---------- SUPPLIED MATERIAL

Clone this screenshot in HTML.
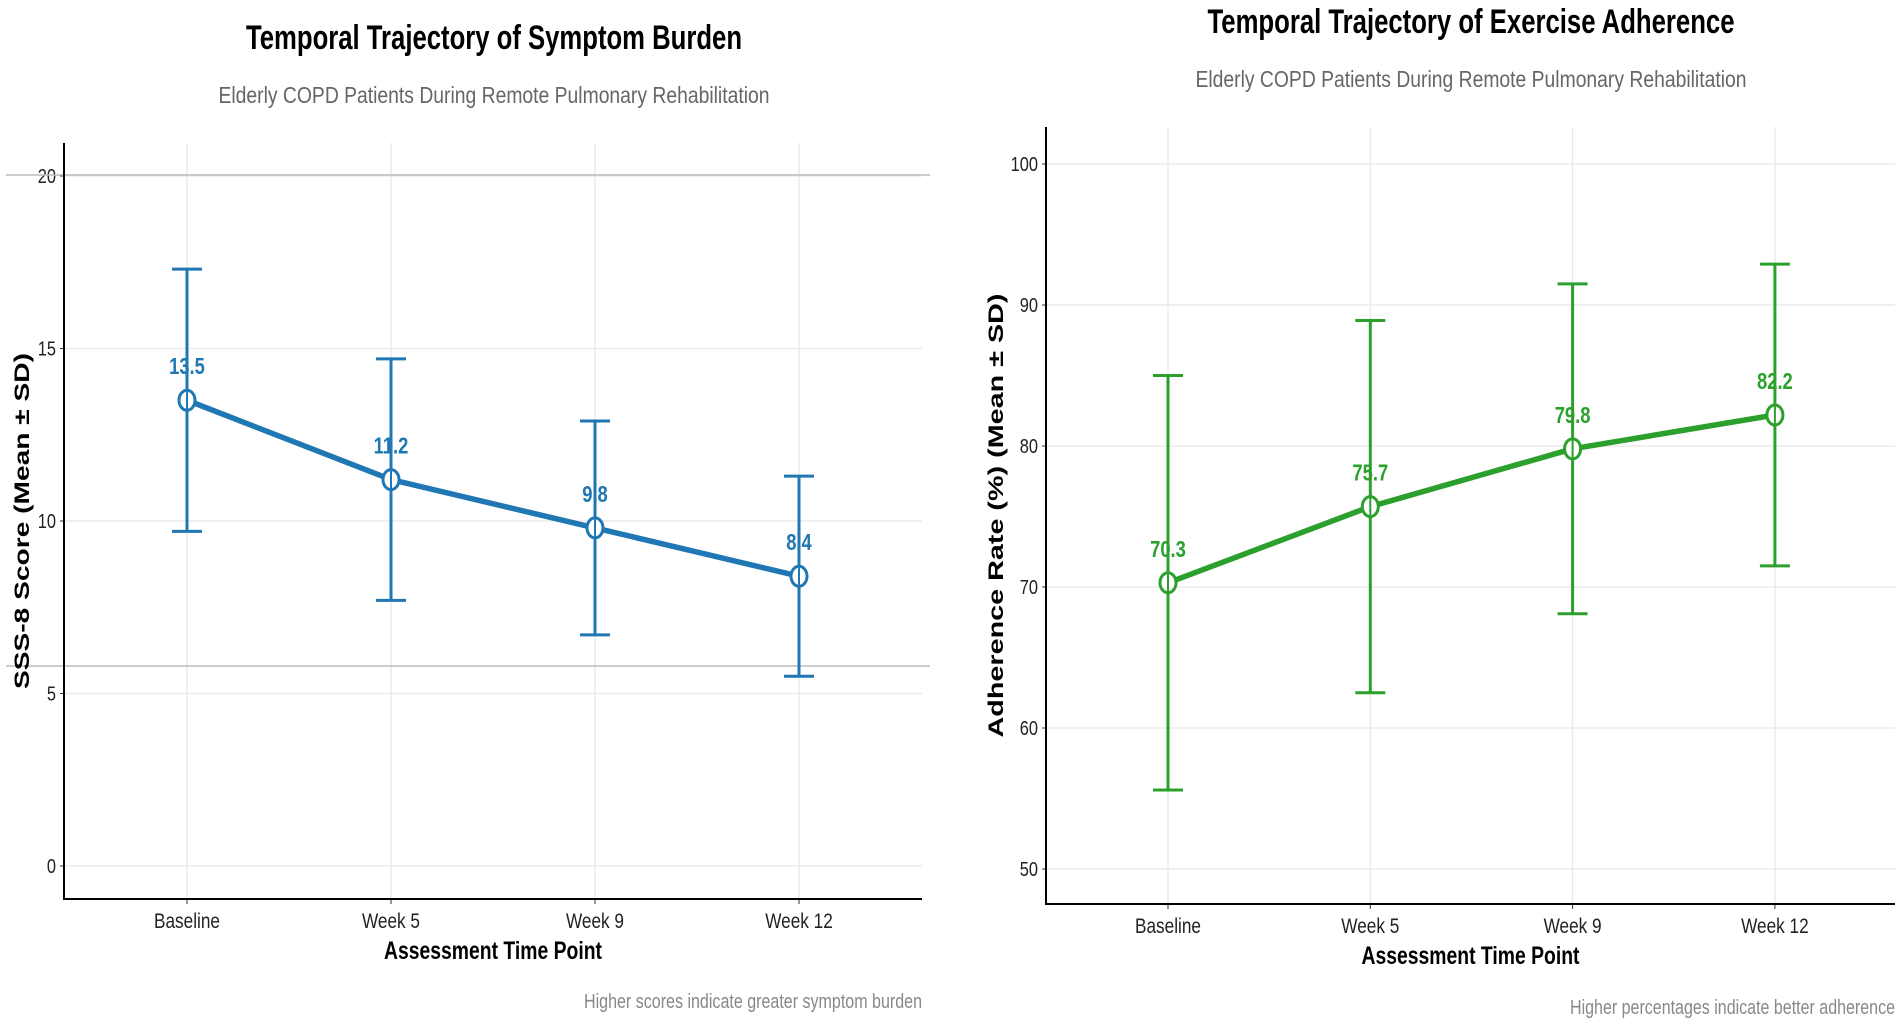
<!DOCTYPE html>
<html><head><meta charset="utf-8"><style>
body{margin:0;background:#fff;}
svg{display:block;font-family:"Liberation Sans Narrow","Liberation Sans",sans-serif;}
</style></head><body>
<svg id="chart" width="1902" height="1026" viewBox="0 0 1902 1026"></svg>
<script>
const categories = ["Baseline","Week 5","Week 9","Week 12"];
const symptomMeans = [13.5, 11.2, 9.8, 8.4];
const symptomSD = [3.8, 3.5, 3.1, 2.9];
const symptomTicks = [0, 5, 10, 15, 20];
const adherenceMeans = [70.3, 75.7, 79.8, 82.2];
const adherenceSD = [14.7, 13.2, 11.7, 10.7];
const adherenceTicks = [50, 60, 70, 80, 90, 100];

const NS = "http://www.w3.org/2000/svg";
const svg = document.getElementById("chart");
function mk(tag, attrs, parent, text){
  const e = document.createElementNS(NS, tag);
  for (const k in attrs) e.setAttribute(k, attrs[k]);
  if (text !== undefined) e.textContent = text;
  (parent || svg).appendChild(e);
  return e;
}
function squeeze(e, x, f){
  e.setAttribute("transform", `translate(${x} 0) scale(${f} 1) translate(${-x} 0)`);
}

function panel(cfg){
  const g = mk("g", {});
  
  
  const y = v => cfg.y0px + (v - cfg.v0) * (cfg.y1px - cfg.y0px) / (cfg.v1 - cfg.v0);
  const x = i => cfg.x0 + i * cfg.dx;
  cfg.ticks.forEach(t => {
    const l = mk("line", {x1: cfg.axL, x2: cfg.axR, y1: y(t), y2: y(t), stroke: "#ebebeb", "stroke-width": 1.5}, g);
    
    
    const tl = mk("text", {x: cfg.axL - 8, y: y(t) + 7, "text-anchor": "end", "font-size": 20, fill: "#222"}, g, String(t));
    
    
    squeeze(tl, cfg.axL - 8, 0.82);
    mk("line", {x1: cfg.axL - 4, x2: cfg.axL, y1: y(t), y2: y(t), stroke: "#333", "stroke-width": 1}, g);
  });
  categories.forEach((c, i) => {
    const l = mk("line", {x1: x(i), x2: x(i), y1: cfg.axT, y2: cfg.axB, stroke: "#ebebeb", "stroke-width": 1.5}, g);
    
    
    mk("line", {x1: x(i), x2: x(i), y1: cfg.axB, y2: cfg.axB + 5, stroke: "#333", "stroke-width": 1}, g);
    const tl = mk("text", {x: x(i), y: cfg.axB + 29, "text-anchor": "middle", "font-size": 21, fill: "#222"}, g, c);
    
    
    squeeze(tl, x(i), 0.82);
  });
  if (cfg.extraLines) cfg.extraLines.forEach(ly => {
    const l = mk("line", {x1: cfg.axL - 58, x2: cfg.axR + 8, y1: ly, y2: ly, stroke: "#bbb", "stroke-width": 1.5}, g);
    
    
  });
  const ax = mk("path", {d: `M${cfg.axL},${cfg.axT} V${cfg.axB} H${cfg.axR}`, fill: "none", stroke: "#000", "stroke-width": 2}, g);
  
  
  cfg.means.forEach((m, i) => {
    const s = cfg.sd[i];
    const eb = mk("path", {d: `M${x(i)},${y(m - s)} V${y(m + s)} M${x(i)-15},${y(m + s)} H${x(i)+15} M${x(i)-15},${y(m - s)} H${x(i)+15}`, fill: "none", stroke: cfg.color, "stroke-width": 3}, g);
    
    
  });
  const pts = cfg.means.map((m, i) => `${x(i)},${y(m)}`).join(" ");
  const ln = mk("polyline", {points: pts, fill: "none", stroke: cfg.color, "stroke-width": 5.5, "stroke-linejoin": "round"}, g);
  
  
  cfg.means.forEach((m, i) => {
    const c = mk("ellipse", {cx: x(i), cy: y(m), rx: 8, ry: 10, fill: "#fff", stroke: cfg.color, "stroke-width": 3}, g);
    
    
    mk("line", {x1: x(i), x2: x(i), y1: y(m) - 9, y2: y(m) + 9, stroke: cfg.color, "stroke-width": 2}, g);
    const vl = mk("text", {x: x(i), y: y(m) - 26, "text-anchor": "middle", "font-size": 23, "font-weight": "bold", fill: cfg.color}, g, m.toFixed(1));
    
    
    squeeze(vl, x(i), 0.8);
  });
  const t = mk("text", {x: cfg.titleX, y: cfg.titleY, "text-anchor": "middle", "font-size": 34, "font-weight": "bold", fill: "#000", textLength: cfg.titleW, lengthAdjust: "spacingAndGlyphs"}, g, cfg.title);
  
  
  const st = mk("text", {x: cfg.titleX, y: cfg.titleY + 54, "text-anchor": "middle", "font-size": 23, fill: "#666", textLength: 551, lengthAdjust: "spacingAndGlyphs"}, g, "Elderly COPD Patients During Remote Pulmonary Rehabilitation");
  
  
  const xt = mk("text", {x: (cfg.axL + cfg.axR) / 2, y: cfg.axB + 60, "text-anchor": "middle", "font-size": 25, "font-weight": "bold", fill: "#000", textLength: 218, lengthAdjust: "spacingAndGlyphs"}, g, "Assessment Time Point");
  
  
  const yc = (cfg.axT + cfg.axB) / 2;
  const yt = mk("text", {x: cfg.yTitleX, y: yc, "text-anchor": "middle", "font-size": 21, "font-weight": "bold", fill: "#000", "font-family": "Liberation Sans, sans-serif", textLength: cfg.yTitleW, lengthAdjust: "spacingAndGlyphs", transform: `rotate(-90 ${cfg.yTitleX} ${yc})`}, g, cfg.yTitle);
  
  
  const cp = mk("text", {x: cfg.axR, y: cfg.captionY, "text-anchor": "end", "font-size": 20, fill: "#888", textLength: cfg.captionW, lengthAdjust: "spacingAndGlyphs"}, g, cfg.caption);
  
  
}

panel({name: "symptom-panel", means: symptomMeans, sd: symptomSD, ticks: symptomTicks, color: "#1f77b4",
  v0: 0, v1: 20, y0px: 866, y1px: 176, x0: 187, dx: 204, axL: 64, axR: 922, axT: 143, axB: 899,
  title: "Temporal Trajectory of Symptom Burden", titleW: 496, titleX: 494, titleY: 49,
  yTitle: "SSS-8 Score (Mean ± SD)", yTitleW: 336, yTitleX: 29, caption: "Higher scores indicate greater symptom burden", captionW: 338, captionY: 1008,
  extraLines: [175, 666]});
panel({name: "adherence-panel", means: adherenceMeans, sd: adherenceSD, ticks: adherenceTicks, color: "#2ca02c",
  v0: 50, v1: 100, y0px: 869, y1px: 164, x0: 1168, dx: 202.3, axL: 1046, axR: 1895, axT: 127, axB: 904,
  title: "Temporal Trajectory of Exercise Adherence", titleW: 527, titleX: 1471, titleY: 33,
  yTitle: "Adherence Rate (%) (Mean ± SD)", yTitleW: 444, yTitleX: 1003, caption: "Higher percentages indicate better adherence", captionW: 325, captionY: 1014});
</script>
</body></html>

--------------------

CHALLENGE -
Quote every line word for word and keep the images out of the copy.

COMPLETE RESPONSE -
Clone this screenshot in HTML.
<!DOCTYPE html>
<html><head><meta charset="utf-8"><style>
body{margin:0;background:#fff;}
svg{display:block;font-family:"Liberation Sans Narrow","Liberation Sans",sans-serif;}
</style></head><body>
<svg id="chart" width="1902" height="1026" viewBox="0 0 1902 1026"></svg>
<script>
const categories = ["Baseline","Week 5","Week 9","Week 12"];
const symptomMeans = [13.5, 11.2, 9.8, 8.4];
const symptomSD = [3.8, 3.5, 3.1, 2.9];
const symptomTicks = [0, 5, 10, 15, 20];
const adherenceMeans = [70.3, 75.7, 79.8, 82.2];
const adherenceSD = [14.7, 13.2, 11.7, 10.7];
const adherenceTicks = [50, 60, 70, 80, 90, 100];

const NS = "http://www.w3.org/2000/svg";
const svg = document.getElementById("chart");
function mk(tag, attrs, parent, text){
  const e = document.createElementNS(NS, tag);
  for (const k in attrs) e.setAttribute(k, attrs[k]);
  if (text !== undefined) e.textContent = text;
  (parent || svg).appendChild(e);
  return e;
}
function squeeze(e, x, f){
  e.setAttribute("transform", `translate(${x} 0) scale(${f} 1) translate(${-x} 0)`);
}

function panel(cfg){
  const g = mk("g", {});
  
  
  const y = v => cfg.y0px + (v - cfg.v0) * (cfg.y1px - cfg.y0px) / (cfg.v1 - cfg.v0);
  const x = i => cfg.x0 + i * cfg.dx;
  cfg.ticks.forEach(t => {
    const l = mk("line", {x1: cfg.axL, x2: cfg.axR, y1: y(t), y2: y(t), stroke: "#ebebeb", "stroke-width": 1.5}, g);
    
    
    const tl = mk("text", {x: cfg.axL - 8, y: y(t) + 7, "text-anchor": "end", "font-size": 20, fill: "#222"}, g, String(t));
    
    
    squeeze(tl, cfg.axL - 8, 0.82);
    mk("line", {x1: cfg.axL - 4, x2: cfg.axL, y1: y(t), y2: y(t), stroke: "#333", "stroke-width": 1}, g);
  });
  categories.forEach((c, i) => {
    const l = mk("line", {x1: x(i), x2: x(i), y1: cfg.axT, y2: cfg.axB, stroke: "#ebebeb", "stroke-width": 1.5}, g);
    
    
    mk("line", {x1: x(i), x2: x(i), y1: cfg.axB, y2: cfg.axB + 5, stroke: "#333", "stroke-width": 1}, g);
    const tl = mk("text", {x: x(i), y: cfg.axB + 29, "text-anchor": "middle", "font-size": 21, fill: "#222"}, g, c);
    
    
    squeeze(tl, x(i), 0.82);
  });
  if (cfg.extraLines) cfg.extraLines.forEach(ly => {
    const l = mk("line", {x1: cfg.axL - 58, x2: cfg.axR + 8, y1: ly, y2: ly, stroke: "#bbb", "stroke-width": 1.5}, g);
    
    
  });
  const ax = mk("path", {d: `M${cfg.axL},${cfg.axT} V${cfg.axB} H${cfg.axR}`, fill: "none", stroke: "#000", "stroke-width": 2}, g);
  
  
  cfg.means.forEach((m, i) => {
    const s = cfg.sd[i];
    const eb = mk("path", {d: `M${x(i)},${y(m - s)} V${y(m + s)} M${x(i)-15},${y(m + s)} H${x(i)+15} M${x(i)-15},${y(m - s)} H${x(i)+15}`, fill: "none", stroke: cfg.color, "stroke-width": 3}, g);
    
    
  });
  const pts = cfg.means.map((m, i) => `${x(i)},${y(m)}`).join(" ");
  const ln = mk("polyline", {points: pts, fill: "none", stroke: cfg.color, "stroke-width": 5.5, "stroke-linejoin": "round"}, g);
  
  
  cfg.means.forEach((m, i) => {
    const c = mk("ellipse", {cx: x(i), cy: y(m), rx: 8, ry: 10, fill: "#fff", stroke: cfg.color, "stroke-width": 3}, g);
    
    
    mk("line", {x1: x(i), x2: x(i), y1: y(m) - 9, y2: y(m) + 9, stroke: cfg.color, "stroke-width": 2}, g);
    const vl = mk("text", {x: x(i), y: y(m) - 26, "text-anchor": "middle", "font-size": 23, "font-weight": "bold", fill: cfg.color}, g, m.toFixed(1));
    
    
    squeeze(vl, x(i), 0.8);
  });
  const t = mk("text", {x: cfg.titleX, y: cfg.titleY, "text-anchor": "middle", "font-size": 34, "font-weight": "bold", fill: "#000", textLength: cfg.titleW, lengthAdjust: "spacingAndGlyphs"}, g, cfg.title);
  
  
  const st = mk("text", {x: cfg.titleX, y: cfg.titleY + 54, "text-anchor": "middle", "font-size": 23, fill: "#666", textLength: 551, lengthAdjust: "spacingAndGlyphs"}, g, "Elderly COPD Patients During Remote Pulmonary Rehabilitation");
  
  
  const xt = mk("text", {x: (cfg.axL + cfg.axR) / 2, y: cfg.axB + 60, "text-anchor": "middle", "font-size": 25, "font-weight": "bold", fill: "#000", textLength: 218, lengthAdjust: "spacingAndGlyphs"}, g, "Assessment Time Point");
  
  
  const yc = (cfg.axT + cfg.axB) / 2;
  const yt = mk("text", {x: cfg.yTitleX, y: yc, "text-anchor": "middle", "font-size": 21, "font-weight": "bold", fill: "#000", "font-family": "Liberation Sans, sans-serif", textLength: cfg.yTitleW, lengthAdjust: "spacingAndGlyphs", transform: `rotate(-90 ${cfg.yTitleX} ${yc})`}, g, cfg.yTitle);
  
  
  const cp = mk("text", {x: cfg.axR, y: cfg.captionY, "text-anchor": "end", "font-size": 20, fill: "#888", textLength: cfg.captionW, lengthAdjust: "spacingAndGlyphs"}, g, cfg.caption);
  
  
}

panel({name: "symptom-panel", means: symptomMeans, sd: symptomSD, ticks: symptomTicks, color: "#1f77b4",
  v0: 0, v1: 20, y0px: 866, y1px: 176, x0: 187, dx: 204, axL: 64, axR: 922, axT: 143, axB: 899,
  title: "Temporal Trajectory of Symptom Burden", titleW: 496, titleX: 494, titleY: 49,
  yTitle: "SSS-8 Score (Mean ± SD)", yTitleW: 336, yTitleX: 29, caption: "Higher scores indicate greater symptom burden", captionW: 338, captionY: 1008,
  extraLines: [175, 666]});
panel({name: "adherence-panel", means: adherenceMeans, sd: adherenceSD, ticks: adherenceTicks, color: "#2ca02c",
  v0: 50, v1: 100, y0px: 869, y1px: 164, x0: 1168, dx: 202.3, axL: 1046, axR: 1895, axT: 127, axB: 904,
  title: "Temporal Trajectory of Exercise Adherence", titleW: 527, titleX: 1471, titleY: 33,
  yTitle: "Adherence Rate (%) (Mean ± SD)", yTitleW: 444, yTitleX: 1003, caption: "Higher percentages indicate better adherence", captionW: 325, captionY: 1014});
</script>
</body></html>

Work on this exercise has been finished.